Another important image that Bierce paints so beautifully, is how the boy sees all of this violence as a game of sorts: a spectacle.

This becomes evident when the young boy interacts with the men for the first time. Bierce describes this vividly in the scene: “All their faces were singularly white and many were streaked and gouted with red. Something in this—something too, perhaps, in their grotesque attitudes and movements—reminded him of the painted clown whom he had seen last summer in the circus, and he laughed as he watched them” (7). The entire situation is nothing but a display of violence. The boy is not only completely unafraid of these men, but instead, entertained by them, simply because they vaguely resemble a clown that his gaze once fell upon. He almost immediately commandeers his place as their leader, dancing back and forth, desperate to gain some sort of control -- some sort of approval from his family -- maybe for his own sake. He has built the idea of war up in a way that is almost indestructible; nothing could ever possibly be this grotesque. It’s almost as if his brain shuns the idea of the reality and laughs at the men: desperately trying to associate them with a joyous memory instead of the horror before him. If he didn’t, his brain could shut down, causing the boy to snap in two abstract pieces. It seems to be a textbook form of self-preservation.

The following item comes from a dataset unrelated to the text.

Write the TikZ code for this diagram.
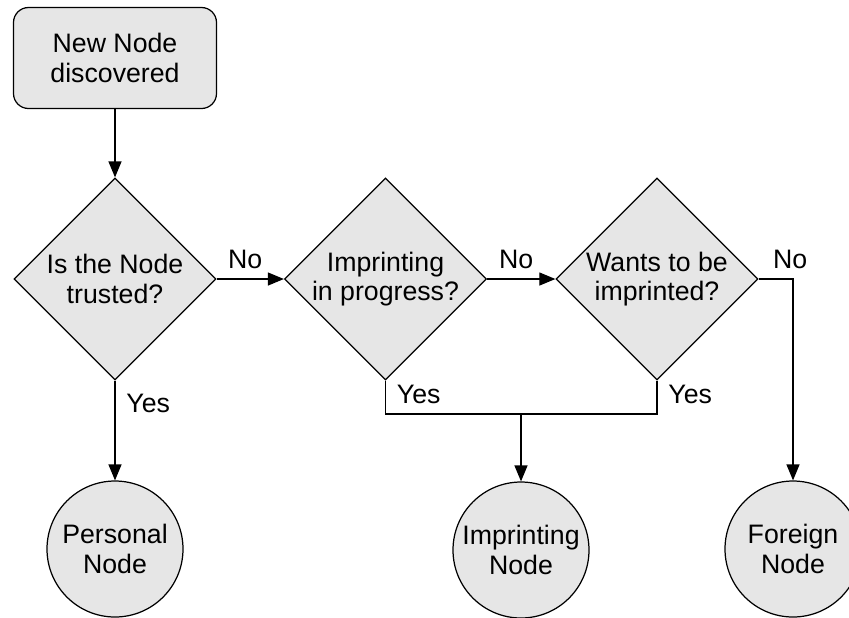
\documentclass[tikz,border=0pt]{standalone}
\usepackage{fontspec}
\setmainfont{Liberation Sans}
\usepackage{tikz}
\definecolor{flowgray}{RGB}{230,230,230}
\usetikzlibrary{arrows.meta,positioning,shapes.geometric,calc}

\begin{document}
\begin{tikzpicture}[line width=0.7pt, >={Triangle[length=0.32cm,width=0.26cm]},
  every node/.style={font=\fontsize{15.2}{16.6}\selectfont},
  startbox/.style={draw, fill=flowgray, rounded corners=0.3cm, minimum width=4.06cm, minimum height=2.02cm, align=center},
  decision/.style={draw, diamond, fill=flowgray, minimum width=4.04cm, minimum height=4.04cm, inner sep=0pt, align=center},
  endnode/.style={draw, circle, fill=flowgray, minimum size=2.72cm, inner sep=0pt, align=center}]
\useasboundingbox (0,0) rectangle (16.98,-12.34);
% Start
\node[startbox] (start) at (2.3,-1.16) {New Node\\discovered};
% Decisions
\node[decision] (trusted) at (2.3,-5.58) {Is the Node\\trusted?};
\node[decision] (inprog) at (7.71,-5.58) {Imprinting\\in progress?};
\node[decision] (wants) at (13.14,-5.58) {Wants to be\\imprinted?};
% Results
\node[endnode] (personal) at (2.3,-10.98) {Personal\\Node};
\node[endnode] (imprint) at (10.42,-11.0) {Imprinting\\Node};
\node[endnode] (foreign) at (15.86,-10.98) {Foreign\\Node};
\coordinate (join) at (10.42,-8.28);
% Connectors
\draw[->] (start) -- (trusted);
\draw[->] (trusted) -- node[above, xshift=-0.1cm, yshift=0.08cm]{No} (inprog);
\draw[->] (inprog) -- node[above, xshift=-0.1cm, yshift=0.08cm]{No} (wants);
\draw[->] (wants.east) -| node[pos=0.46, above, yshift=0.08cm]{No} (foreign.north);
\draw[->] (trusted.south) -- node[pos=0.23, right, xshift=0.1cm]{Yes} (personal.north);
\draw (inprog.south) |- node[pos=0.2, right, xshift=0.1cm]{Yes} (join);
\draw (wants.south) |- node[pos=0.2, right, xshift=0.1cm]{Yes} (join);
\draw[->] (join) -- (imprint.north);
\end{tikzpicture}
\end{document}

The most important element to this entire story, however, is arguably the symbols of turning a deaf ear to the horrors of war and violence. Throughout this entire tale, the reader sees this child fearlessly take on anything that is thrown his way; he constantly surprises us with his careless reactions. He is completely unfazed by the horrors of war until he is affected directly by the death of his mother. Bierce seems to paint this very scene with blood: “He uttered a series of inarticulate and indescribable cries—something between the chattering of an ape and the gobbling of a turkey—a startling, soulless, unholy sound, the language of a devil. The child was a deaf mute. Then he stood motionless, with quivering lips, looking down upon the wreck” (15).

One could almost find themselves to be surprised by his reaction, based on his other responses. Bierce uses this heartbreaking scene to demonstrate the devastating reality of war. The truth is, the child’s viewpoint is shocking in the story, but all too common in the on-going actuality. The only way to really capture anyone’s attention on the horror of war, is for them to experience something that affects them directly. If pain is every which way that one could look, how could anyone ever feel it wholly and all at once? The tendency to tune it out and pretend that it doesn’t exist at all is all too easy. Maybe, just maybe, Ambrose Bierce isn’t just trying to tell his readers a sad story to experience the feeling of empathy; but instead, is almost begging them to see themselves in the young boy’s ignorance, joy, and pain.


Works Cited

Bierce, Ambrose. Chickamauga​ ​. Strelbytskyy Multimedia Publishing, 2019.


Patterson, Salina. "Blind with Superstition, Cursed with Illusions: Masculinity and War in

Bierce’s “Chickamauga”." The Oswald Review: An International Journal of Undergraduate Research and Criticism in the Discipline of English​ 18.1 (2016): 5.